Your objective
Give the data again exactly as written, skipping any pictures.

Provided data
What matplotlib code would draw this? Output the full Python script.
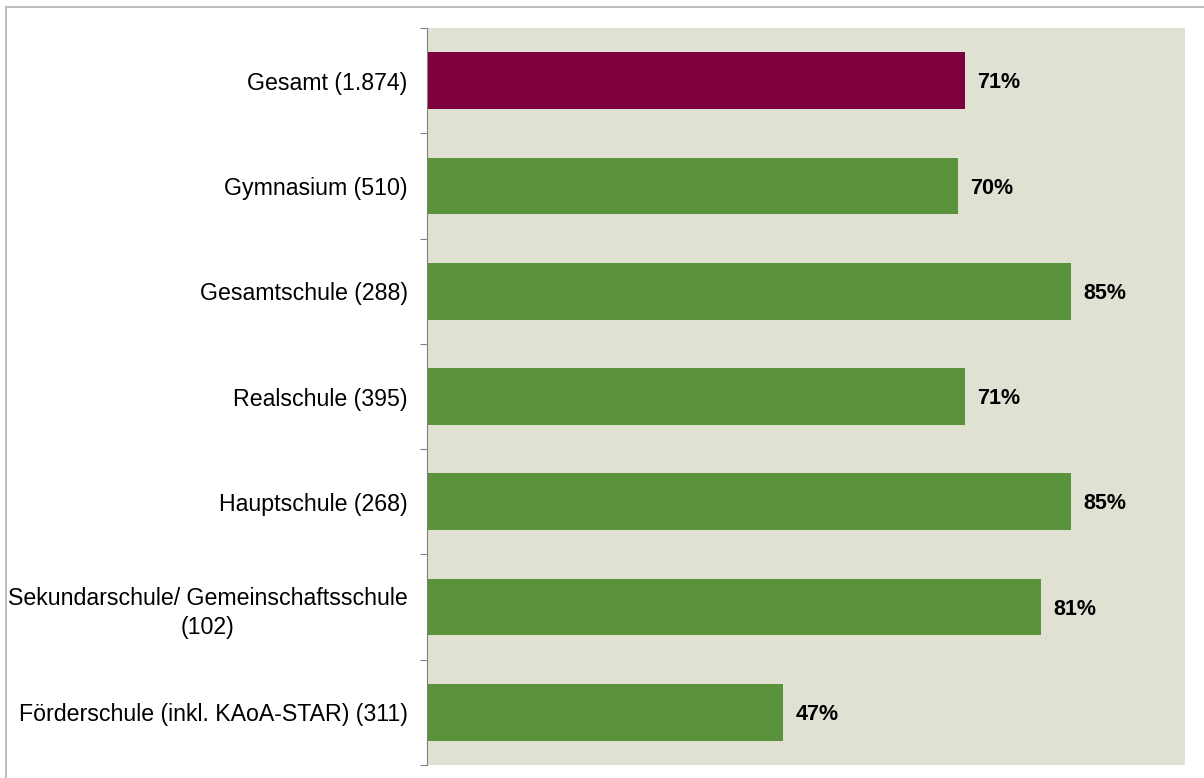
import matplotlib.pyplot as plt
import matplotlib.patches as mpatches
import numpy as np

plt.rcParams['font.family'] = ['Liberation Sans', 'DejaVu Sans']

# Kategorien und Werte (von oben nach unten)
categories = [
    "Gesamt (1.874)",
    "Gymnasium (510)",
    "Gesamtschule (288)",
    "Realschule (395)",
    "Hauptschule (268)",
    "Sekundarschule/ Gemeinschaftsschule\n(102)",
    "Förderschule (inkl. KAoA-STAR) (311)",
]
values = [71, 70, 85, 71, 85, 81, 47]

colors = ["#7F003F"] + ["#5B923C"] * (len(values) - 1)

fig = plt.figure(figsize=(12.04, 7.78), dpi=100)
ax = fig.add_axes([427 / 1204, 1 - 765 / 778, (1185 - 427) / 1204, (765 - 28) / 778])

# Rahmen um die Grafik
fig.patches.append(mpatches.Rectangle((6 / 1204, -0.1), 1.2, 1 - 7 / 778 + 0.1,
                                      transform=fig.transFigure, fill=False,
                                      edgecolor="#BFBFBF", linewidth=1.5))

y = np.arange(len(values))
ax.barh(y, values, height=0.54, color=colors)

for yi, v in zip(y, values):
    ax.text(v + 1.6, yi + 0.02, f"{v}%", va="center", ha="left",
            fontsize=15.5, fontweight="bold")

ax.set_facecolor("#E0E1D3")
ax.set_xlim(0, 100)
ax.set_ylim(len(values) - 0.5, -0.5)
ax.set_xticks([])

# Trennstriche zwischen den Kategorien, Beschriftung in der Mitte
ax.set_yticks(np.arange(-0.5, len(values), 1))
ax.set_yticklabels([])
ax.tick_params(axis="y", which="major", length=5, color="#808080", direction="out")
ax.set_yticks(y, minor=True)
ax.set_yticklabels(categories, minor=True, fontsize=16.7, ha="right",
                   multialignment="center", linespacing=1.35)
ax.tick_params(axis="y", which="minor", length=0, pad=14)

for s in ["top", "right", "bottom"]:
    ax.spines[s].set_visible(False)
ax.spines["left"].set_color("#808080")

plt.savefig("out.png", dpi=100)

The solution
What matplotlib code would draw this? Output the full Python script.
import matplotlib.pyplot as plt
import matplotlib.patches as mpatches
import numpy as np

plt.rcParams['font.family'] = ['Liberation Sans', 'DejaVu Sans']

# Kategorien und Werte (von oben nach unten)
categories = [
    "Gesamt (1.874)",
    "Gymnasium (510)",
    "Gesamtschule (288)",
    "Realschule (395)",
    "Hauptschule (268)",
    "Sekundarschule/ Gemeinschaftsschule\n(102)",
    "Förderschule (inkl. KAoA-STAR) (311)",
]
values = [71, 70, 85, 71, 85, 81, 47]

colors = ["#7F003F"] + ["#5B923C"] * (len(values) - 1)

fig = plt.figure(figsize=(12.04, 7.78), dpi=100)
ax = fig.add_axes([427 / 1204, 1 - 765 / 778, (1185 - 427) / 1204, (765 - 28) / 778])

# Rahmen um die Grafik
fig.patches.append(mpatches.Rectangle((6 / 1204, -0.1), 1.2, 1 - 7 / 778 + 0.1,
                                      transform=fig.transFigure, fill=False,
                                      edgecolor="#BFBFBF", linewidth=1.5))

y = np.arange(len(values))
ax.barh(y, values, height=0.54, color=colors)

for yi, v in zip(y, values):
    ax.text(v + 1.6, yi + 0.02, f"{v}%", va="center", ha="left",
            fontsize=15.5, fontweight="bold")

ax.set_facecolor("#E0E1D3")
ax.set_xlim(0, 100)
ax.set_ylim(len(values) - 0.5, -0.5)
ax.set_xticks([])

# Trennstriche zwischen den Kategorien, Beschriftung in der Mitte
ax.set_yticks(np.arange(-0.5, len(values), 1))
ax.set_yticklabels([])
ax.tick_params(axis="y", which="major", length=5, color="#808080", direction="out")
ax.set_yticks(y, minor=True)
ax.set_yticklabels(categories, minor=True, fontsize=16.7, ha="right",
                   multialignment="center", linespacing=1.35)
ax.tick_params(axis="y", which="minor", length=0, pad=14)

for s in ["top", "right", "bottom"]:
    ax.spines[s].set_visible(False)
ax.spines["left"].set_color("#808080")

plt.savefig("out.png", dpi=100)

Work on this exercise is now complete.